## [OBJECTIVE]
Of the records that follow, copy only the lines from the line containing "Rebuild this chart" to the line containing "import matplotlib.pyplot as plt", both included, exactly as written.
[start PROVIDED DATA]
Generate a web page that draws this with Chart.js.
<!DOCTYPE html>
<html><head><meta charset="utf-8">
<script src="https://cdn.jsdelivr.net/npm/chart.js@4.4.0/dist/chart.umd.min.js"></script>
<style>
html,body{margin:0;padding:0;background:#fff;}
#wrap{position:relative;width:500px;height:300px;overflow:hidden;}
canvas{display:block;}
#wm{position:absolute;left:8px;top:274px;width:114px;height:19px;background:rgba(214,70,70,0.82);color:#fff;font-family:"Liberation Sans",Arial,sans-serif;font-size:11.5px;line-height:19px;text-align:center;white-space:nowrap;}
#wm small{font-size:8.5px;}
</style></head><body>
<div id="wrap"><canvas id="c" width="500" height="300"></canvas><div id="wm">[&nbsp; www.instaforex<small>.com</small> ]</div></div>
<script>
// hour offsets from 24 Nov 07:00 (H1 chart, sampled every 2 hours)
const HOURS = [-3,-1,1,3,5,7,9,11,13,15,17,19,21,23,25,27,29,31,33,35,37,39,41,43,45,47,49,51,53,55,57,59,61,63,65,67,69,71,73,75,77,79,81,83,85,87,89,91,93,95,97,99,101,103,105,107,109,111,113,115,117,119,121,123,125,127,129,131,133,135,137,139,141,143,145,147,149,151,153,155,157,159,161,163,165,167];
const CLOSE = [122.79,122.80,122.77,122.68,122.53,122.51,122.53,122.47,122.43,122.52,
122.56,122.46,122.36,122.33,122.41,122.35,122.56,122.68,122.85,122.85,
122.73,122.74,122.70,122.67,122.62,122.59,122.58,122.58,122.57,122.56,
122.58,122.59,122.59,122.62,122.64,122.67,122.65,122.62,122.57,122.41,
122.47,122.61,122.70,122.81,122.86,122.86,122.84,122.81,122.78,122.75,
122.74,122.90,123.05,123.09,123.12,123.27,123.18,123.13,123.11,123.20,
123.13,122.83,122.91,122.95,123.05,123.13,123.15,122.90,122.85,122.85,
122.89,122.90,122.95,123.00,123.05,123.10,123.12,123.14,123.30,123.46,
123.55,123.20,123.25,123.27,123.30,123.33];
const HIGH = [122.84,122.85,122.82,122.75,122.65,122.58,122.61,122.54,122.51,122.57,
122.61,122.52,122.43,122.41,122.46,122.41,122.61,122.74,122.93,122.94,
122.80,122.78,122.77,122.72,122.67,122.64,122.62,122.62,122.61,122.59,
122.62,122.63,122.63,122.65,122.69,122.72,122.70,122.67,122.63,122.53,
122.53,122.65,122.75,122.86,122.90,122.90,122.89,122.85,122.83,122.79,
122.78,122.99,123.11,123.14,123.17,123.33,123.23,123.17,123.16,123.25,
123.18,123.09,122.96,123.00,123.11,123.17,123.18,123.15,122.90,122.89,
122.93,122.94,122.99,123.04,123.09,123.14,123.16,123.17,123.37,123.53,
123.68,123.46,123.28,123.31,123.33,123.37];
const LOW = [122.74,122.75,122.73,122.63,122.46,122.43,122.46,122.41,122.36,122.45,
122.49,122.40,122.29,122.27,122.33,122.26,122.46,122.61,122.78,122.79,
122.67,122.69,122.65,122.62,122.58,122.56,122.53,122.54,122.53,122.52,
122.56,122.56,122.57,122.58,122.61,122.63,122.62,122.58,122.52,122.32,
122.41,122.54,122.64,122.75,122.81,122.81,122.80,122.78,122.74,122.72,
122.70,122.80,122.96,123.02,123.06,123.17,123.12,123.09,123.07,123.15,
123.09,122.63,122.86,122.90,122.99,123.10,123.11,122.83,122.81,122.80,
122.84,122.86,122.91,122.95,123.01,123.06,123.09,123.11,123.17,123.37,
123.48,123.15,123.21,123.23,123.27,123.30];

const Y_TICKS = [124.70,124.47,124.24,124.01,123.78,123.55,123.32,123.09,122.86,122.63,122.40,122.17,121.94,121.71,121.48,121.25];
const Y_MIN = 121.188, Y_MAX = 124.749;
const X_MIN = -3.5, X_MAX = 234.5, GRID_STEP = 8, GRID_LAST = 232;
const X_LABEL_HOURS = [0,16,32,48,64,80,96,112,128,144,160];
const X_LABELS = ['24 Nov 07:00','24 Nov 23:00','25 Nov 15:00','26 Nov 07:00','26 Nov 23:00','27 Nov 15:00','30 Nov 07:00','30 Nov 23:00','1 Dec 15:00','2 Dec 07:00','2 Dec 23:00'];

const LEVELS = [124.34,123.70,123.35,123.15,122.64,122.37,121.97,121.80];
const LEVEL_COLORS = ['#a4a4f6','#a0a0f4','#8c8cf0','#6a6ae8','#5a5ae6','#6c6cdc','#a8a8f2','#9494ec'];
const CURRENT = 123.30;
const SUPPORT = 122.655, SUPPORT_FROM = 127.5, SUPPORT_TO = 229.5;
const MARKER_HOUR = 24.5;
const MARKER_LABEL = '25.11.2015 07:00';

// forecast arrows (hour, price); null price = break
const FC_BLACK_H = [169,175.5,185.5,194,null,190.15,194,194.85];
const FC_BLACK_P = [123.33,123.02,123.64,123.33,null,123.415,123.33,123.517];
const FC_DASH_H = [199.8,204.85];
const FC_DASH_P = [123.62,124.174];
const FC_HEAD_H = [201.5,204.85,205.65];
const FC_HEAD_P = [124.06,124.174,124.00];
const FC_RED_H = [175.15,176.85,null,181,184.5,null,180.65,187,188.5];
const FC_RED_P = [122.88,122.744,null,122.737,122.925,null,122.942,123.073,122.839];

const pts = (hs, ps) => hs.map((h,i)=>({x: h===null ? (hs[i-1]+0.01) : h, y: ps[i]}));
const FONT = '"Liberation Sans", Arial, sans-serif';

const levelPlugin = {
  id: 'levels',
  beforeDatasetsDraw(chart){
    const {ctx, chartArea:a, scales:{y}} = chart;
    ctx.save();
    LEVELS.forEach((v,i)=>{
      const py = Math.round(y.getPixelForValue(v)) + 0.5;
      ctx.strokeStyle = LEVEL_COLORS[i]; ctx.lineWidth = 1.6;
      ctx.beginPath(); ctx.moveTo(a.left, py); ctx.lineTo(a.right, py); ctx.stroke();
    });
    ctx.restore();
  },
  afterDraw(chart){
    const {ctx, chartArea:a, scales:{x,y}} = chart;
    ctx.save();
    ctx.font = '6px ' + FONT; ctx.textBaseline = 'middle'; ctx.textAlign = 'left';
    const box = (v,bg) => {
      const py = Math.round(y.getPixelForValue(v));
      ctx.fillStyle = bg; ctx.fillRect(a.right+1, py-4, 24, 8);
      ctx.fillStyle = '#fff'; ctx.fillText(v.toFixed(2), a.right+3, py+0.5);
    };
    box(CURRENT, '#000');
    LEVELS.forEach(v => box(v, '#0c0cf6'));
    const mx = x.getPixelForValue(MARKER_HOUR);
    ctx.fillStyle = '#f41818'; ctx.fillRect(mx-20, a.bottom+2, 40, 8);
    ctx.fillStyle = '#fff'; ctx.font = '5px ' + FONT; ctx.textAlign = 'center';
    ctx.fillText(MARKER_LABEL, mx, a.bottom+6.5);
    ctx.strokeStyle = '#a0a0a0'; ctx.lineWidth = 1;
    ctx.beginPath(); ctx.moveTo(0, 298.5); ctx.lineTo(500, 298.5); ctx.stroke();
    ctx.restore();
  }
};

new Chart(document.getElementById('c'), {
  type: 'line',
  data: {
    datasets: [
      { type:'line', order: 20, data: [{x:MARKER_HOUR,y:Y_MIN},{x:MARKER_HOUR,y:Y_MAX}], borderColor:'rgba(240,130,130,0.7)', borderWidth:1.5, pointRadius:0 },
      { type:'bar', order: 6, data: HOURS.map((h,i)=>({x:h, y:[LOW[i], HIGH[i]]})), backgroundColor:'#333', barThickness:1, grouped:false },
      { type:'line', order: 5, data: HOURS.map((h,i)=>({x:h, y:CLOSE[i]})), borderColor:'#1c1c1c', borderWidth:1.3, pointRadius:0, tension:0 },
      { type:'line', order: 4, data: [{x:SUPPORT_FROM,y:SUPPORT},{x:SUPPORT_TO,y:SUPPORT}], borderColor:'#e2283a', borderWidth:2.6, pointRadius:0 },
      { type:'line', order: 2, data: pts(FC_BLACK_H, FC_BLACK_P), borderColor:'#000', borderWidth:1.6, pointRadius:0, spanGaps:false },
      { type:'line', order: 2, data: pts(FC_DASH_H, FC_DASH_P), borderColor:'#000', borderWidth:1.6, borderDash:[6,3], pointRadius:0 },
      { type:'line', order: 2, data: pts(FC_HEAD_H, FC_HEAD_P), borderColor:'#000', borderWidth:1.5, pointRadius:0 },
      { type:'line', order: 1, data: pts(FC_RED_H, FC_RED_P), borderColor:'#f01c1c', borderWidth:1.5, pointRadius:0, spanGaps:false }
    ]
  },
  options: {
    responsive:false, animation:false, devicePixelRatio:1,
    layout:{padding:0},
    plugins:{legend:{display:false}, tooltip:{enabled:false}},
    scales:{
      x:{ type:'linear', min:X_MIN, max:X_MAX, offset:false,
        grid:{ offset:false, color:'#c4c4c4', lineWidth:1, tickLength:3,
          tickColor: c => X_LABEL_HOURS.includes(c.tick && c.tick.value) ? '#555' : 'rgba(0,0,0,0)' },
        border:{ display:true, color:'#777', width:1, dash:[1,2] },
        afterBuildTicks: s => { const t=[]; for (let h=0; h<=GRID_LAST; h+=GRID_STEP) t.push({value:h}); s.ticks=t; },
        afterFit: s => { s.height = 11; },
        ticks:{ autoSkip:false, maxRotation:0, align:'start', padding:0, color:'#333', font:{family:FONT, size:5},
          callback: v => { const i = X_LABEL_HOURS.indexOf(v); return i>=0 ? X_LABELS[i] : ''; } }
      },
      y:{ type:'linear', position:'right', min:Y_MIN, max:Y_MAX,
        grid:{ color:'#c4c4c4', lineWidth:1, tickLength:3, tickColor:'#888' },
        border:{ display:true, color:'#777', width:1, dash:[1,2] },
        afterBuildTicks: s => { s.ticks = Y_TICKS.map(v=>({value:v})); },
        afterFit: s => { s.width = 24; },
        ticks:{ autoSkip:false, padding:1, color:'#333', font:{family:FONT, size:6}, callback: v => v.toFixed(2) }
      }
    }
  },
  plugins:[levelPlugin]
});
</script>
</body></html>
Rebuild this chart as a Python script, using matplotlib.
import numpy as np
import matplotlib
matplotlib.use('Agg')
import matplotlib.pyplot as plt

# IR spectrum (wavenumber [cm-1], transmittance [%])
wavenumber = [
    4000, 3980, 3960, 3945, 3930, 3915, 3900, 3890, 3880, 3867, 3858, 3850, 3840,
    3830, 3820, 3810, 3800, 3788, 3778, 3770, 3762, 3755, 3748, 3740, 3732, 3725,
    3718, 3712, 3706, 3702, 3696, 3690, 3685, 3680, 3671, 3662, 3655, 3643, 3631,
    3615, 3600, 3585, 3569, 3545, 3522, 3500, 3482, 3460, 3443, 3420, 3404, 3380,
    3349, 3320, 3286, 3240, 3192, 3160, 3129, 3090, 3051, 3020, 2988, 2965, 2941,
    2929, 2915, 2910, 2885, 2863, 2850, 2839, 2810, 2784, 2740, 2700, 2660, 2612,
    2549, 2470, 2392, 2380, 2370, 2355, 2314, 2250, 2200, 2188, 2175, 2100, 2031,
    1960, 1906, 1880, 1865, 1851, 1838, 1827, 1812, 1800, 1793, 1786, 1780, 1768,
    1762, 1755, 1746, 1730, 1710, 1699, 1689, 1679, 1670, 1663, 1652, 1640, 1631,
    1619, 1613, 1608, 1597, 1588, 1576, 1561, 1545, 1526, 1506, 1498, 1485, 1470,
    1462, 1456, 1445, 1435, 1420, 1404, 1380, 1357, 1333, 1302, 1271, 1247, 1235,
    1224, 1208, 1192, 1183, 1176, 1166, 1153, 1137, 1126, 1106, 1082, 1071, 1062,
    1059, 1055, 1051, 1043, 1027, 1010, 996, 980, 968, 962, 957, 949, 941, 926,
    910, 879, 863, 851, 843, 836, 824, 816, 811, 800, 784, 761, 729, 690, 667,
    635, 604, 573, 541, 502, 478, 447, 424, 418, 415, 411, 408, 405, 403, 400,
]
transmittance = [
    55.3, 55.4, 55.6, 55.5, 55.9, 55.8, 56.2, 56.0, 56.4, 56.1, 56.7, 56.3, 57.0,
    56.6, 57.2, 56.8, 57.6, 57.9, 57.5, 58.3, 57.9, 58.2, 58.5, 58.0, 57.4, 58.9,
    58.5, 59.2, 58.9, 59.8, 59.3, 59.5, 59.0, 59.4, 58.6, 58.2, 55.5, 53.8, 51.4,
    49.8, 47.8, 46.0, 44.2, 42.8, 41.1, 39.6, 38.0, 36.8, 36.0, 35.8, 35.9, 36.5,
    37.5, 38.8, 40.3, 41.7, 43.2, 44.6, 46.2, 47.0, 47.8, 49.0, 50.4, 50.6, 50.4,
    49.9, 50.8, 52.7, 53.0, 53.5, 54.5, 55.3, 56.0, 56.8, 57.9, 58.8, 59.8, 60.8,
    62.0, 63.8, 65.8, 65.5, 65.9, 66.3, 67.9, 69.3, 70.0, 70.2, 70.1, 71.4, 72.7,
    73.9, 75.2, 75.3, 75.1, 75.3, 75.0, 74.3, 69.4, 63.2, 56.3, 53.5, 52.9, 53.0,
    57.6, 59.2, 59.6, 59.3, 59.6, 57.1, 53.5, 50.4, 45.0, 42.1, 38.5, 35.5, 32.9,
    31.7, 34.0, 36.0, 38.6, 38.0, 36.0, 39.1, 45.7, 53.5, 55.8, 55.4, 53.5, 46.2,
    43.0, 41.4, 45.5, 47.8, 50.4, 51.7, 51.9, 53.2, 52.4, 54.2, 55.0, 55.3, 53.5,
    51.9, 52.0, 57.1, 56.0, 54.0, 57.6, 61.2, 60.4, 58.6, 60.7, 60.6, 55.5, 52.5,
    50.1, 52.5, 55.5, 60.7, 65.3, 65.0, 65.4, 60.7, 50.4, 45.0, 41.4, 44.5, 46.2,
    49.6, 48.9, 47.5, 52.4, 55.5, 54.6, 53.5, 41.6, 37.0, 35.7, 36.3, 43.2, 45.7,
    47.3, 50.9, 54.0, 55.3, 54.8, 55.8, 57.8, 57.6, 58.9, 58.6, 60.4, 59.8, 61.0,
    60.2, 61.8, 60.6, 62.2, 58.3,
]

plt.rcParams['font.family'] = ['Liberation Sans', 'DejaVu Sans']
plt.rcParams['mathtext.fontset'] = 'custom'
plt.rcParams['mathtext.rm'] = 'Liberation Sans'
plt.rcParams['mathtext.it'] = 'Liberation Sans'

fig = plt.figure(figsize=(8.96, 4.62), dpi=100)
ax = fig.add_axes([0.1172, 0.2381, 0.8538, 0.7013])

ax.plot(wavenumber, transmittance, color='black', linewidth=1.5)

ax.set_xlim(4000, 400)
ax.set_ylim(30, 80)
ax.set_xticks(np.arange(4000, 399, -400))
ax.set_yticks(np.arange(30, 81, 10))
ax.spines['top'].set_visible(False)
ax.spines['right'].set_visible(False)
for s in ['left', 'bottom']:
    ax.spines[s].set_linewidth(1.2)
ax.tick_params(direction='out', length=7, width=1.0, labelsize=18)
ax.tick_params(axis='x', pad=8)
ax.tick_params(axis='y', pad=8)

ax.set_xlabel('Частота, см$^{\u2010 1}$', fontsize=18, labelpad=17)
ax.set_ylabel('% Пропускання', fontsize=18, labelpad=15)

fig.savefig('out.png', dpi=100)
[end PROVIDED DATA]
## [WRITTEN SOLUTION]
Rebuild this chart as a Python script, using matplotlib.
import numpy as np
import matplotlib
matplotlib.use('Agg')
import matplotlib.pyplot as plt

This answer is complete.